[Code that draws figures]
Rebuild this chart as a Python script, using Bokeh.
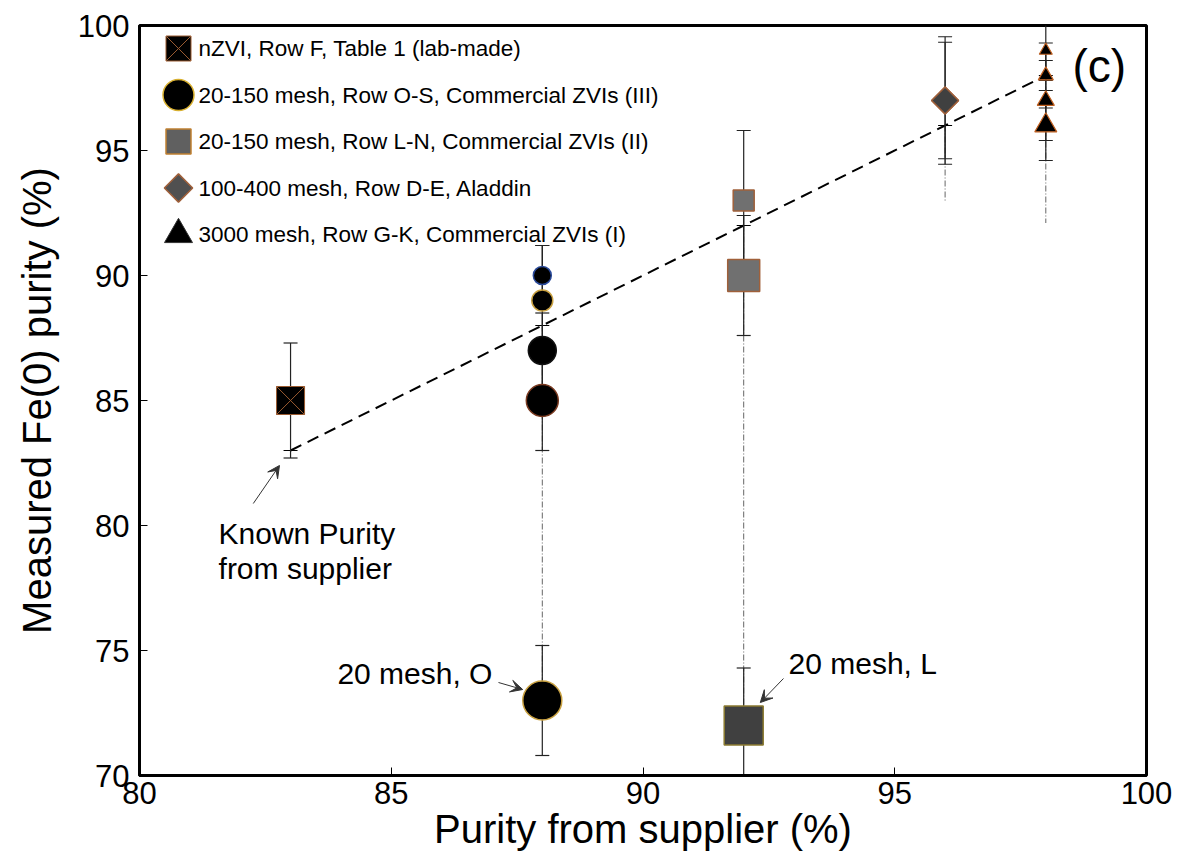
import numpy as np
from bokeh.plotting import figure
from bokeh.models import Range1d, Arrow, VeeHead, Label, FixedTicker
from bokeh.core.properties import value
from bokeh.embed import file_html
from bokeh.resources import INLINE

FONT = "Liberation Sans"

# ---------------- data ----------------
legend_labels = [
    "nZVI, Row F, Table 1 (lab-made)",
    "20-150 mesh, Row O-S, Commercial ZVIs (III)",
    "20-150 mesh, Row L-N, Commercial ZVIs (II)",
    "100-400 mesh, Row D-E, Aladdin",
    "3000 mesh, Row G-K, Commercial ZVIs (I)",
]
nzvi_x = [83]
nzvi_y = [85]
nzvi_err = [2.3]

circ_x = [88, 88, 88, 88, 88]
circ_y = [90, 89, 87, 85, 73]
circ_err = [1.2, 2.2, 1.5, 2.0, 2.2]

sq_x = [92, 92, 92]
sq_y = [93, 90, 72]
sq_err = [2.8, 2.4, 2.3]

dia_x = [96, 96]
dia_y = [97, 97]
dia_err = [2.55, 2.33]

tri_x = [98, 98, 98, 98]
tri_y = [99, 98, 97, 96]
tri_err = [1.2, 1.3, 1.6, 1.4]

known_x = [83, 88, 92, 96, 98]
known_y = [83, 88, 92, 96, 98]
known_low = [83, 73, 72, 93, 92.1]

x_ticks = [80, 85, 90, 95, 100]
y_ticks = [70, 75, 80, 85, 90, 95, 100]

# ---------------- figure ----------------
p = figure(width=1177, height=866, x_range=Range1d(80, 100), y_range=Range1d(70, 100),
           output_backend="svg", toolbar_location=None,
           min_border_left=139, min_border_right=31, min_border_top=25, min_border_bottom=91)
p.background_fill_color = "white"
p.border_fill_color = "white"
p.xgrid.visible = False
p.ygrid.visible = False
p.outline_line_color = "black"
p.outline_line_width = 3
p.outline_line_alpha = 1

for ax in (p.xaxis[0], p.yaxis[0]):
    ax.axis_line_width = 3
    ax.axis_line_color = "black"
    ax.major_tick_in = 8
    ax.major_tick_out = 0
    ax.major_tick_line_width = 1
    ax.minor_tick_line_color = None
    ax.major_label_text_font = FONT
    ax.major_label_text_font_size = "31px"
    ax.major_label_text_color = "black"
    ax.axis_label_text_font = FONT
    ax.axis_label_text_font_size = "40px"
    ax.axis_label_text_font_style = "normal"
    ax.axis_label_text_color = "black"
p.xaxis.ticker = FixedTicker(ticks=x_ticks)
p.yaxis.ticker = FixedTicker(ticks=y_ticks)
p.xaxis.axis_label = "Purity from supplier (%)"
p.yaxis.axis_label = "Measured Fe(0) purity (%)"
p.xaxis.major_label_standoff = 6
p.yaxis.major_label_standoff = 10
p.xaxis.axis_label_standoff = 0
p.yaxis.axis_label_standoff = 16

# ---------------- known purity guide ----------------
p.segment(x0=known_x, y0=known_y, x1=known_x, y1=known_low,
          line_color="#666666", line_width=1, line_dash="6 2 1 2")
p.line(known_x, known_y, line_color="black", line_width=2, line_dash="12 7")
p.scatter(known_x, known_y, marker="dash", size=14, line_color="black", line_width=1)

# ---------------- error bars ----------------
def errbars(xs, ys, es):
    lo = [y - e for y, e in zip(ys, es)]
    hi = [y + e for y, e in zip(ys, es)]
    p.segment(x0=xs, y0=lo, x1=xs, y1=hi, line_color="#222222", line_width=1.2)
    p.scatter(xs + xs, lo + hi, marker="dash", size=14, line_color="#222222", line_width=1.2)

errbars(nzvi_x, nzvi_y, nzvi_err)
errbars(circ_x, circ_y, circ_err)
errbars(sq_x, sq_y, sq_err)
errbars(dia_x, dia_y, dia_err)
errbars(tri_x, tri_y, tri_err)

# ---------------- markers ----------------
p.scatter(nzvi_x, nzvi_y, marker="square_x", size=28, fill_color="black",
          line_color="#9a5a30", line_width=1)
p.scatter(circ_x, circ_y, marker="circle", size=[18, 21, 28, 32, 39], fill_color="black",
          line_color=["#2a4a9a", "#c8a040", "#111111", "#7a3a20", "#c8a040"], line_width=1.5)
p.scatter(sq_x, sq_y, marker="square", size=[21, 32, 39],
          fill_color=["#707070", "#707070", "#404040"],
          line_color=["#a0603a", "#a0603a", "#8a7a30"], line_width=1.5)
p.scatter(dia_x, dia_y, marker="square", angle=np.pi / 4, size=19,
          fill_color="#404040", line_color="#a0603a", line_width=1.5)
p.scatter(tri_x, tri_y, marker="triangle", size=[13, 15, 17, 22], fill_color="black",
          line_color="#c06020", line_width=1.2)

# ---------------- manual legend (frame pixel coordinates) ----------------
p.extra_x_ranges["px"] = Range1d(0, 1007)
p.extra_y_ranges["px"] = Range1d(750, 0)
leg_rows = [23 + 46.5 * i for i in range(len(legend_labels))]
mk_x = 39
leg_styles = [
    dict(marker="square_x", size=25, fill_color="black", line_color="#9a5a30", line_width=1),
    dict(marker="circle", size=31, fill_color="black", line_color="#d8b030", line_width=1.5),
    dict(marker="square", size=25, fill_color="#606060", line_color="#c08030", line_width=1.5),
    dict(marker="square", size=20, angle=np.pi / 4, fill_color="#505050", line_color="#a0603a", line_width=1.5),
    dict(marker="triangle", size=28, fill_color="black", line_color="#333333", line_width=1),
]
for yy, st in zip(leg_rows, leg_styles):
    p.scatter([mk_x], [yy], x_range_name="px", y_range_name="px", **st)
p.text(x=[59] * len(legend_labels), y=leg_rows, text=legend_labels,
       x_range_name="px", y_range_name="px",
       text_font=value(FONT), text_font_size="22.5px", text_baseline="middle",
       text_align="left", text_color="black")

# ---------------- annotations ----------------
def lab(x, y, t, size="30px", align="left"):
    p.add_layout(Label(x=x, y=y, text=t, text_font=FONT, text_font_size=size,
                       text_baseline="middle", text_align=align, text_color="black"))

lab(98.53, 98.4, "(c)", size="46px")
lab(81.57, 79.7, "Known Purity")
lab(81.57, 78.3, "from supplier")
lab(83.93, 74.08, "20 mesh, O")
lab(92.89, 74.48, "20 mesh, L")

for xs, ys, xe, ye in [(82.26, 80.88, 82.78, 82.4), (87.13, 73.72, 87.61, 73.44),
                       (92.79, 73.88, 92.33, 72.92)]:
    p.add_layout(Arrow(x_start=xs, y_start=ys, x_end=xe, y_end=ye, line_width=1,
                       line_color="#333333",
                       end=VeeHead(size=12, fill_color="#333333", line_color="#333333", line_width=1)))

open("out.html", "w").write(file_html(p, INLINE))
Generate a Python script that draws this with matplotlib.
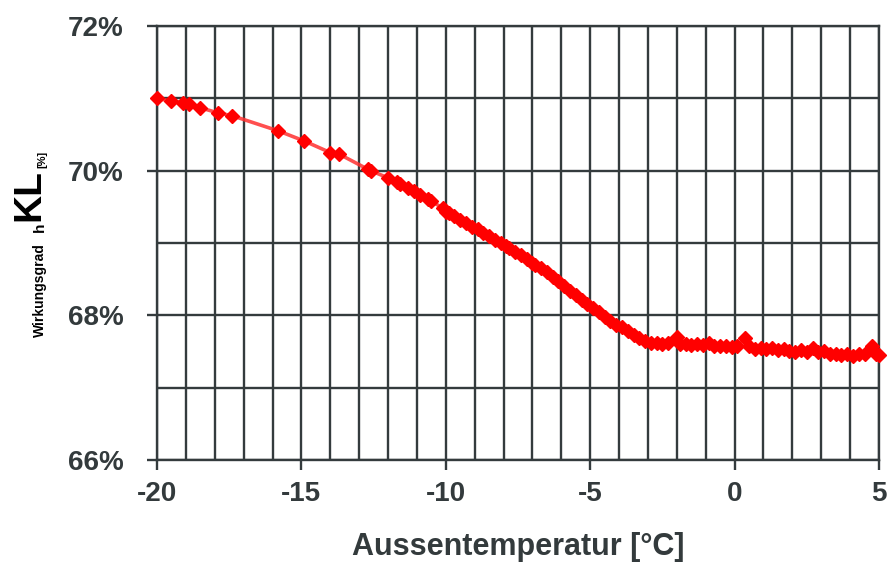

Task to carry out:
Where a line of the records above holds the word "Python", copy that line.

Exercise answer:
Rebuild this chart as a Python script, using Bokeh.
Generate a Python script that draws this with matplotlib.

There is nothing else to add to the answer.